→ **Required task**
Transcribe the entries exactly; images are not part of the copy.

--------

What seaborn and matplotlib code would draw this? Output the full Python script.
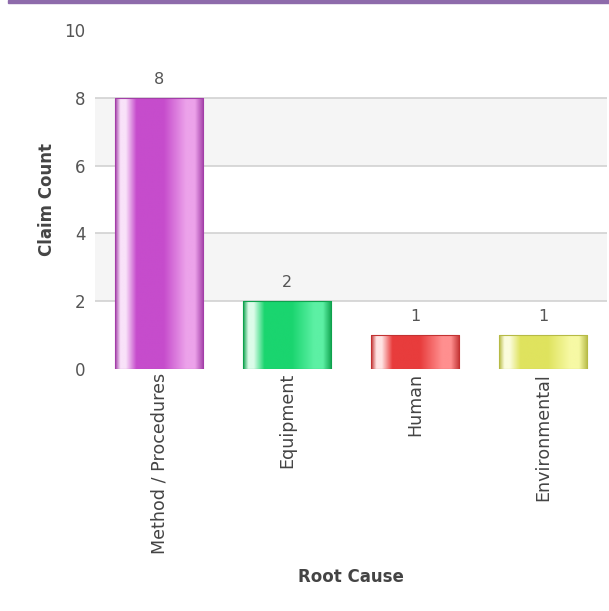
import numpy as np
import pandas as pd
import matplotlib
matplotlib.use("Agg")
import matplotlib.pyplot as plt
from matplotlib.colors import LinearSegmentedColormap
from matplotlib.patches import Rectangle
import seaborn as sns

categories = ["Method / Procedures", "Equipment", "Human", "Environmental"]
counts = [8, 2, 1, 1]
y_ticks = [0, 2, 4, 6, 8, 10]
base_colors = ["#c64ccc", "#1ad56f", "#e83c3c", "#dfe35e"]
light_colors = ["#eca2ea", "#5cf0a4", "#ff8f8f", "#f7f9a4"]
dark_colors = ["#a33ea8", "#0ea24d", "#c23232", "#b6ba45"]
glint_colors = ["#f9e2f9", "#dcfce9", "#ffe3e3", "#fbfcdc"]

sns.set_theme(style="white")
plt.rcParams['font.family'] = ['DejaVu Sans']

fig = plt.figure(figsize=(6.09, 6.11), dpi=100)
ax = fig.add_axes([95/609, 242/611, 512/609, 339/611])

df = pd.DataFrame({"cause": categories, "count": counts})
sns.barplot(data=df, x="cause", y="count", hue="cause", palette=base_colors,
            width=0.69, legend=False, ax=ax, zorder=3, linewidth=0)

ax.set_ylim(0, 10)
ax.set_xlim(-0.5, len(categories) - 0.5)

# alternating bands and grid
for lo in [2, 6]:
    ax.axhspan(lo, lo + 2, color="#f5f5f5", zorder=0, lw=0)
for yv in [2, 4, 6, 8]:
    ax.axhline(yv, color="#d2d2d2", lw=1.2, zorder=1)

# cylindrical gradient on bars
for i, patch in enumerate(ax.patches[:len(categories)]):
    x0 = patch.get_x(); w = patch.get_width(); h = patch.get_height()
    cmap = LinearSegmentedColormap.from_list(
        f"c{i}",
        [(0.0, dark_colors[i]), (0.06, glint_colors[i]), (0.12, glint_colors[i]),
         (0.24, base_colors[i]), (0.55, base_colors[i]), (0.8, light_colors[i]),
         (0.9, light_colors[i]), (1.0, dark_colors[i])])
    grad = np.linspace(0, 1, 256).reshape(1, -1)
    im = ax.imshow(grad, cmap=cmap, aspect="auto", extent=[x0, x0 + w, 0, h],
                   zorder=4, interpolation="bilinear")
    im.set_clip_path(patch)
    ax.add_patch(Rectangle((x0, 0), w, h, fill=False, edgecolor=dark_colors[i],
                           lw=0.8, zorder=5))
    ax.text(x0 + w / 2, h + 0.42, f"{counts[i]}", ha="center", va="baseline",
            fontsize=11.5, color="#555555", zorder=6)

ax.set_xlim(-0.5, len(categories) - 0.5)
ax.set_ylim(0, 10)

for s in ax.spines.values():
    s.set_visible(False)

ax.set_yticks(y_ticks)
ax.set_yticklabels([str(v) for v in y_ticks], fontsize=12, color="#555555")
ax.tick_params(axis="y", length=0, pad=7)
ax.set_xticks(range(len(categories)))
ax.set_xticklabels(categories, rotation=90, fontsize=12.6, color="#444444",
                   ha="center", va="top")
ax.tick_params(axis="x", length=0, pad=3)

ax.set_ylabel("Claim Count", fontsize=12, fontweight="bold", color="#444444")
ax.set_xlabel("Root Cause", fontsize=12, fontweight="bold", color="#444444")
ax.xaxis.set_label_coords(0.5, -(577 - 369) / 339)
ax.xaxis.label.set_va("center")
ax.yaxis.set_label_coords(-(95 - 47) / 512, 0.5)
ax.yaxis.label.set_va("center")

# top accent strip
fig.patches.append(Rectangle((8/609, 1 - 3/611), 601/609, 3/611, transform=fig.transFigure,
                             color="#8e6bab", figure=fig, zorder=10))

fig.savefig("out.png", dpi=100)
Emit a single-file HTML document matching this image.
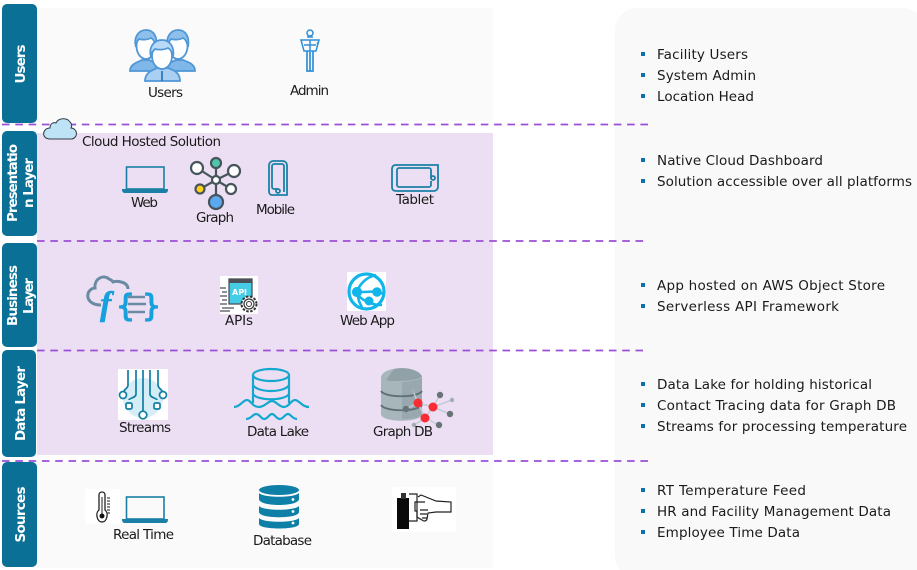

--------

→ **Reply**
What seaborn and matplotlib code would draw this? Output the full Python script.
import numpy as np
import pandas as pd
import matplotlib
matplotlib.use("Agg")
import matplotlib.pyplot as plt
from matplotlib.colors import LinearSegmentedColormap
from matplotlib.patches import Rectangle
import seaborn as sns

categories = ["Method / Procedures", "Equipment", "Human", "Environmental"]
counts = [8, 2, 1, 1]
y_ticks = [0, 2, 4, 6, 8, 10]
base_colors = ["#c64ccc", "#1ad56f", "#e83c3c", "#dfe35e"]
light_colors = ["#eca2ea", "#5cf0a4", "#ff8f8f", "#f7f9a4"]
dark_colors = ["#a33ea8", "#0ea24d", "#c23232", "#b6ba45"]
glint_colors = ["#f9e2f9", "#dcfce9", "#ffe3e3", "#fbfcdc"]

sns.set_theme(style="white")
plt.rcParams['font.family'] = ['DejaVu Sans']

fig = plt.figure(figsize=(6.09, 6.11), dpi=100)
ax = fig.add_axes([95/609, 242/611, 512/609, 339/611])

df = pd.DataFrame({"cause": categories, "count": counts})
sns.barplot(data=df, x="cause", y="count", hue="cause", palette=base_colors,
            width=0.69, legend=False, ax=ax, zorder=3, linewidth=0)

ax.set_ylim(0, 10)
ax.set_xlim(-0.5, len(categories) - 0.5)

# alternating bands and grid
for lo in [2, 6]:
    ax.axhspan(lo, lo + 2, color="#f5f5f5", zorder=0, lw=0)
for yv in [2, 4, 6, 8]:
    ax.axhline(yv, color="#d2d2d2", lw=1.2, zorder=1)

# cylindrical gradient on bars
for i, patch in enumerate(ax.patches[:len(categories)]):
    x0 = patch.get_x(); w = patch.get_width(); h = patch.get_height()
    cmap = LinearSegmentedColormap.from_list(
        f"c{i}",
        [(0.0, dark_colors[i]), (0.06, glint_colors[i]), (0.12, glint_colors[i]),
         (0.24, base_colors[i]), (0.55, base_colors[i]), (0.8, light_colors[i]),
         (0.9, light_colors[i]), (1.0, dark_colors[i])])
    grad = np.linspace(0, 1, 256).reshape(1, -1)
    im = ax.imshow(grad, cmap=cmap, aspect="auto", extent=[x0, x0 + w, 0, h],
                   zorder=4, interpolation="bilinear")
    im.set_clip_path(patch)
    ax.add_patch(Rectangle((x0, 0), w, h, fill=False, edgecolor=dark_colors[i],
                           lw=0.8, zorder=5))
    ax.text(x0 + w / 2, h + 0.42, f"{counts[i]}", ha="center", va="baseline",
            fontsize=11.5, color="#555555", zorder=6)

ax.set_xlim(-0.5, len(categories) - 0.5)
ax.set_ylim(0, 10)

for s in ax.spines.values():
    s.set_visible(False)

ax.set_yticks(y_ticks)
ax.set_yticklabels([str(v) for v in y_ticks], fontsize=12, color="#555555")
ax.tick_params(axis="y", length=0, pad=7)
ax.set_xticks(range(len(categories)))
ax.set_xticklabels(categories, rotation=90, fontsize=12.6, color="#444444",
                   ha="center", va="top")
ax.tick_params(axis="x", length=0, pad=3)

ax.set_ylabel("Claim Count", fontsize=12, fontweight="bold", color="#444444")
ax.set_xlabel("Root Cause", fontsize=12, fontweight="bold", color="#444444")
ax.xaxis.set_label_coords(0.5, -(577 - 369) / 339)
ax.xaxis.label.set_va("center")
ax.yaxis.set_label_coords(-(95 - 47) / 512, 0.5)
ax.yaxis.label.set_va("center")

# top accent strip
fig.patches.append(Rectangle((8/609, 1 - 3/611), 601/609, 3/611, transform=fig.transFigure,
                             color="#8e6bab", figure=fig, zorder=10))

fig.savefig("out.png", dpi=100)
Emit a single-file HTML document matching this image.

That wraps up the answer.